Ah well, this indignity, like most in international trade, pales in comparison to our GATT humiliation, wherein we gave away the most of all 164 member nations.

Fake Japan Trade Agreement draws total condemnation from the Hill

The Biden Administration was condemned by both Democrat and Republican trade leaders on the Hill.

Top trade Democrats: U.S. House Ways and Means Committee Ranking Member Richard E. Neal (D-MA) and Senate Finance Committee Chair Ron Wyden (D-OR) released a statement saying “It’s clear this agreement is one of convenience. As we warned Ambassador Tai last week, the Administration does not have the authority to unilaterally enter into free trade agreements.”

Top trade Republicans: U.S. House Ways and Means Committee Chairman Jason Smith (R-MO) released a statement saying in part: “This so-called ‘free trade agreement’ with Japan does nothing to shift critical mineral supply chains away from China. Equally shameful is the fact that the Biden Administration is distorting the plain text of U.S. law”. Senate Finance Committee Ranking Member Mike Crapo’s (R-ID) statement said “The Administration is also attempting to side-step a statutory requirement for the clean vehicle tax credit in the Inflation Reduction Act (IRA) by negotiating the United States – Japan Critical Minerals Agreement, which lacks any binding or enforceable commitments, bypassing Congress and the American people.”

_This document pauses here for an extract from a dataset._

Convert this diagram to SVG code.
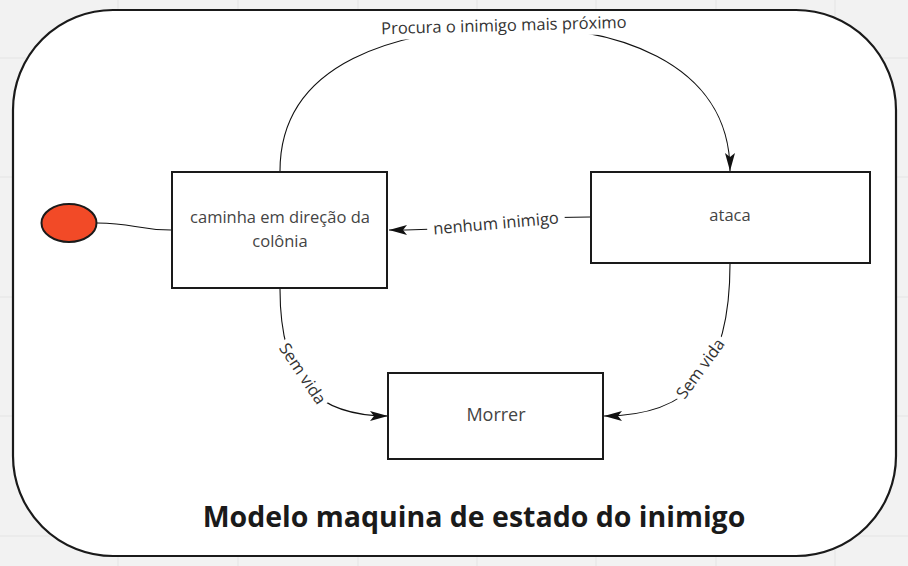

And also last week, Senator Joe Manchin (D-WV), whose vote was key to passage of the Inflation Reduction Act, penned an op-ed in the Wall Street Journal titled “Biden’s Inflation Reduction Act Betrayal“.

The saga will continue

Treasury is not done reigning fire down on Congressional intent. Treasury has more opportunities to promote the importation of made-in-China electric vehicles coming up. Notably, expect their interpretation of the IRA’s “countries of concern” language later this year. Yikes!